I know I just posted yesterday, but I am so excited by the photographs I received last night that I can’t wait to share them. I have been very fortunate to connect with the family of one of Simon and Rose (Mansbach) Schoenthal’s children, the descendants of their daughter Hettie, whose life story I’ve yet to tell. The family very generously shared with me a multitude of photographs, and I will share many of them on the blog in upcoming posts.

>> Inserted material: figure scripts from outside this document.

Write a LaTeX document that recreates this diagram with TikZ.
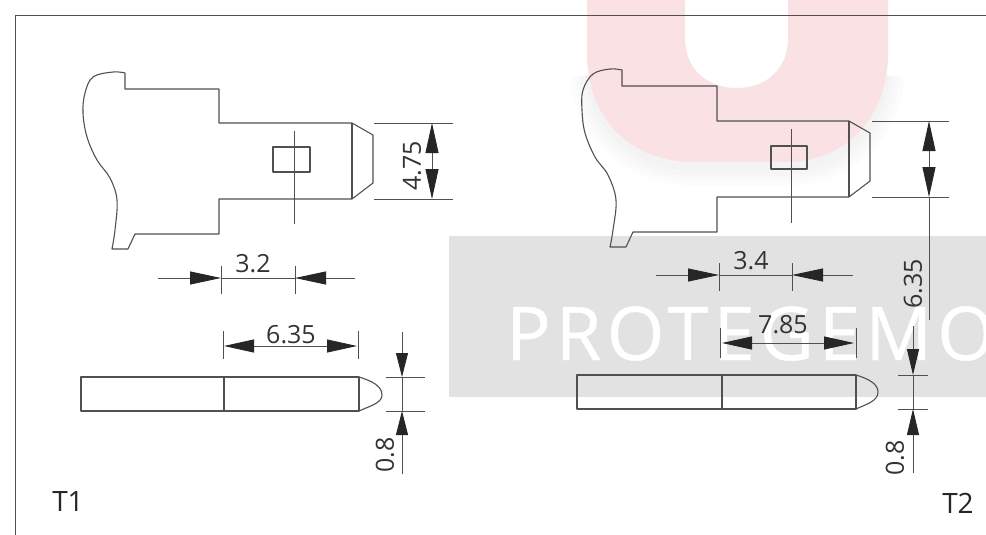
\documentclass[tikz,border=0pt]{standalone}
\usepackage{fontspec}
\setmainfont{Open Sans}
\newfontfamily\markfont[LetterSpace=7,FakeBold=0.6]{Open Sans}
\usetikzlibrary{arrows.meta}
\definecolor{MarkPink}{RGB}{250,226,228}
\definecolor{MarkGrey}{RGB}{226,226,226}
\definecolor{InkGrey}{RGB}{80,80,80}
\tikzset{
  partline/.style={line width=1.1pt,InkGrey,line join=round},
  dimline/.style={line width=0.9pt,InkGrey},
  dimtip/.style={-{Triangle[length=31pt,width=13pt,black!85]}},
  dimtips/.style={{Triangle[length=30pt,width=13pt,black!85]}-{Triangle[length=30pt,width=13pt,black!85]}},
  dimtext/.style={inner sep=0mm,font=\fontsize{25}{25}\selectfont,text=black!80},
  tagtext/.style={inner sep=0mm,font=\fontsize{28}{28}\selectfont,text=black!85}
}
\begin{document}
\begin{tikzpicture}[x=1pt,y=-1pt]
          \useasboundingbox (0,0) rectangle (986,535);
          % watermark
          \foreach \w in {40,30,20,10}
            \draw[black,opacity=0.01,line width=\w pt] (590,75) .. controls (595,125) and (635,166) .. (695,166) -- (785,166) .. controls (845,166) and (880,125) .. (885,75);
          \fill[MarkPink] (587,0) -- (587,60) .. controls (590,120) and (630,162) .. (695,162) -- (785,162) .. controls (845,162) and (885,120) .. (888,60) -- (888,0) -- (788,0) -- (788,38) .. controls (788,70) and (765,88) .. (737,88) .. controls (708,88) and (685,70) .. (685,38) -- (685,0) -- cycle;
          \fill[MarkGrey] (449,236) rectangle (986,397);
          \begin{scope}
            \clip (449,236) rectangle (986,397);
            \node[anchor=base west,inner sep=0mm,white,font=\markfont\fontsize{74}{74}\selectfont] (wordmark) at (506,360) {PROTEGEMO};
          \end{scope}
          % frame
          \draw[line width=1pt,InkGrey] (15,535) -- (15,16) -- (986,16);
          % T1 side view
          \draw[partline] (125,89) -- (125,73) -- plot[smooth,tension=0.6] coordinates {(125,73) (113,72) (93,77) (85,93) (83,113) (87,137) (97,160) (110,178) (117,200) (115,230) (112,249)} -- (128,249) -- (135,234) -- (219,234) -- (219,199) -- (352,199) -- (373,183) -- (373,135) -- (352,123) -- (219,123) -- (219,89) -- cycle;
          \draw[partline] (352,123) -- (352,199);
          \draw[partline] (273,147) rectangle (310,172);
          \draw[dimline] (294,131) -- (294,224);
          \draw[dimline] (374,123) -- (453,123);
          \draw[dimline] (374,199) -- (453,199);
          \draw[dimline,dimtips] (432,123) -- (432,199);
          \node[dimtext,rotate=90] (widthA) at (412,166) {4.75};
          \draw[dimline] (221,266) -- (221,294);
          \draw[dimline] (295,266) -- (295,294);
          \draw[dimline,dimtip] (158,278) -- (221,278);
          \draw[dimline,dimtip] (355,278) -- (295,278);
          \draw[dimline] (221,278) -- (295,278);
          \node[dimtext] (holeA) at (253,264) {3.2};
          % T1 edge view
          \draw[partline] (81,377) rectangle (359,411);
          \draw[partline] (224,377) -- (224,411);
          \draw[partline] (359,377) .. controls (372,381) and (382,386) .. (382,395) .. controls (382,403) and (370,406) .. (359,411);
          \draw[dimline] (223,331) -- (223,359);
          \draw[dimline] (358,331) -- (358,359);
          \draw[dimline,dimtips] (224,346) -- (357,346);
          \node[dimtext] (lengthA) at (291,335) {6.35};
          \draw[dimline] (386,377) -- (425,377);
          \draw[dimline] (386,411) -- (425,411);
          \draw[dimline,{Triangle[length=24pt,width=12pt,black!85]}-] (402,377) -- (402,332);
          \draw[dimline,{Triangle[length=24pt,width=12pt,black!85]}-] (402,411) -- (402,474);
          \draw[dimline] (402,377) -- (402,411);
          \node[dimtext,rotate=90] (thickA) at (385,455) {0.8};
          \node[tagtext] (tagA) at (68,502) {T1};
          % T2 side view
          \draw[partline] (622,86) -- (622,70) -- plot[smooth,tension=0.6] coordinates {(622,70) (610,69) (593,74) (583,90) (582,110) (585,133) (595,157) (608,175) (616,200) (613,230) (610,247)} -- (626,247) -- (633,232) -- (717,232) -- (717,197) -- (849,197) -- (870,181) -- (870,133) -- (849,121) -- (717,121) -- (717,86) -- cycle;
          \draw[partline] (849,121) -- (849,197);
          \draw[partline] (771,146) rectangle (807,169);
          \draw[dimline] (791,129) -- (791,223);
          \draw[dimline] (872,121) -- (949,121);
          \draw[dimline] (872,197) -- (949,197);
          \draw[dimline,dimtips] (929,121) -- (929,197);
          \draw[dimline] (929,197) -- (929,320);
          \node[dimtext,rotate=90] (widthB) at (913,284) {6.35};
          \draw[dimline] (719,263) -- (719,291);
          \draw[dimline] (792,263) -- (792,291);
          \draw[dimline,dimtip] (656,275) -- (719,275);
          \draw[dimline,dimtip] (853,275) -- (792,275);
          \draw[dimline] (719,275) -- (792,275);
          \node[dimtext] (holeB) at (751,261) {3.4};
          % T2 edge view
          \draw[partline] (577,375) rectangle (856,409);
          \draw[partline] (722,375) -- (722,409);
          \draw[partline] (856,375) .. controls (869,379) and (878,384) .. (878,392) .. controls (878,401) and (867,404) .. (856,409);
          \draw[dimline] (720,328) -- (720,358);
          \draw[dimline] (856,328) -- (856,358);
          \draw[dimline,dimtips] (722,343) -- (854,343);
          \node[dimtext] (lengthB) at (783,325) {7.85};
          \draw[dimline] (898,375) -- (928,375);
          \draw[dimline] (898,409) -- (928,409);
          \draw[dimline,{Triangle[length=26pt,width=12pt,black!85]}-] (913,375) -- (913,326);
          \draw[dimline,{Triangle[length=26pt,width=12pt,black!85]}-] (913,409) -- (913,473);
          \draw[dimline] (913,375) -- (913,409);
          \node[dimtext,rotate=90] (thickB) at (895,458) {0.8};
          \node[tagtext] (tagB) at (958,503) {T2};
        \end{tikzpicture}
\end{document}
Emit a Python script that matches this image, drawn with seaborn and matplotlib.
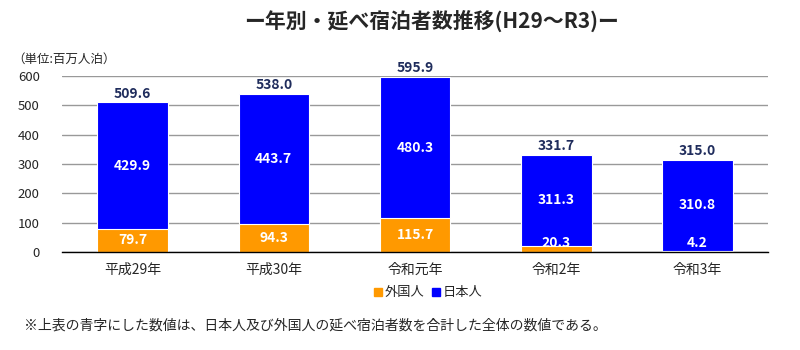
import matplotlib
matplotlib.use("Agg")
import matplotlib.pyplot as plt
import seaborn as sns
import pandas as pd
import numpy as np
from matplotlib.patches import Patch

years = ["平成29年", "平成30年", "令和元年", "令和2年", "令和3年"]
foreign = [79.7, 94.3, 115.7, 20.3, 4.2]
japanese = [429.9, 443.7, 480.3, 311.3, 310.8]
totals = [509.6, 538.0, 595.9, 331.7, 315.0]
yticks = [0, 100, 200, 300, 400, 500, 600]

sns.set_theme(style="white")
plt.rcParams['font.family'] = ['Noto Sans CJK JP', 'DejaVu Sans']

BLUE = "#0000FF"
ORANGE = "#FF9900"
NAVY = "#1F2C5C"

df = pd.DataFrame({"year": years, "foreign": foreign, "japanese": japanese,
                   "total": totals})

fig = plt.figure(figsize=(8, 3.5), dpi=100)
ax = fig.add_axes([0.0775, 0.28, 0.8825, 0.503])

sns.barplot(data=df, x="year", y="total", color=BLUE, width=0.5, ax=ax,
            saturation=1, edgecolor="white", linewidth=0.8)
sns.barplot(data=df, x="year", y="foreign", color=ORANGE, width=0.5, ax=ax,
            saturation=1, edgecolor="white", linewidth=0.8)

for i in range(len(years)):
    f = foreign[i]
    j = japanese[i]
    t = totals[i]
    ax.text(i, max(f / 2, 30), f"{f:.1f}", ha="center", va="center",
            color="white", fontsize=10, fontweight="bold")
    ax.text(i, f + j / 2, f"{j:.1f}", ha="center", va="center",
            color="white", fontsize=10, fontweight="bold")
    ax.text(i, t + 6, f"{t:.1f}", ha="center", va="bottom",
            color=NAVY, fontsize=10, fontweight="bold")

ax.set_ylim(0, 600)
ax.set_xlim(-0.5, len(years) - 0.5)
ax.set_yticks(yticks)
ax.set_yticklabels([str(v) for v in yticks], fontsize=9.5)
ax.yaxis.grid(True, color="#999999", linewidth=1)
ax.set_axisbelow(True)
ax.set_xlabel("")
ax.set_ylabel("")
for s in ["top", "right", "left"]:
    ax.spines[s].set_visible(False)
ax.spines["bottom"].set_color("black")
ax.spines["bottom"].set_linewidth(1)
ax.tick_params(axis="y", length=0, pad=16)
ax.set_xticks(range(len(years)))
ax.set_xticklabels(years, fontsize=10)
ax.tick_params(axis="x", length=0, pad=8)
ax.set_xticks(np.arange(-0.5, len(years)), minor=True)
ax.tick_params(axis="x", which="minor", length=5, color="black", width=1,
               direction="out")

fig.text(0.54, 0.94, "ー年別・延べ宿泊者数推移(H29～R3)ー", ha="center",
         va="center", fontsize=15, fontweight="bold")
fig.text(0.015, 0.83, "（単位:百万人泊）", ha="left", va="center", fontsize=9)

handles = [Patch(color=ORANGE, label="外国人"), Patch(color=BLUE, label="日本人")]
fig.legend(handles=handles, loc="center", bbox_to_anchor=(0.535, 0.163), ncol=2,
           frameon=False, fontsize=9.5, handlelength=0.6, handleheight=0.6,
           handletextpad=0.2, columnspacing=0.6)

fig.text(0.03, 0.07, "※上表の青字にした数値は、日本人及び外国人の延べ宿泊者数を合計した全体の数値である。",
         ha="left", va="center", fontsize=10)

fig.savefig("out.png", dpi=100)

But some of these photographs are of family members about whom I have already posted. I’ve added those photographs to the appropriate posts, but since I know it’s unlikely that people will go back to find those photographs, I wanted to share some of them here. All of the photographs here are courtesy of the family of Ezra Parvin Lippincott, Jr., Hettie Schoenthal Stein’s grandson.
First, here are photographs of Simon Schoenthal and Rose Mansbach, the patriarch and matriarch of this large family:
Simon and Rose had ten children; their first two were twins, Harry and Ida. Ida died when she was a young teenager, so I was very touched to see this photograph of Simon with the twins, taken in 1875 when they were two years old.
And here is a collage of photographs of the nine surviving children: Harry, Gertrude, Louis, Maurice, Martin, Jacob, Hettie, Estelle, and Sidney. They were my grandmother Eva Schoenthal Cohen’s first cousins.
Looking at all those faces, I cannot help but admire their mother Rose, especially knowing now how close these siblings were to each other. Here are some additional photographs of Rose Mansbach Schoenthal:
Harry, the oldest surviving child, had a liquor business in Philadelphia for some time before returning to Atlantic City and working in the hotel business there. I believe this photograph must be related to his Philadelphia business:
I am not sure, but perhaps one of those men is Harry himself.
I loved this photograph of Arthur H. Ferrin, who married Juliet Miller, the daughter of Jacob J. and Gertrude (Schoenthal) Miller. You can tell that Arthur was a Tucson native:
There are many more to come, but I didn’t want these to get lost in the shuffle.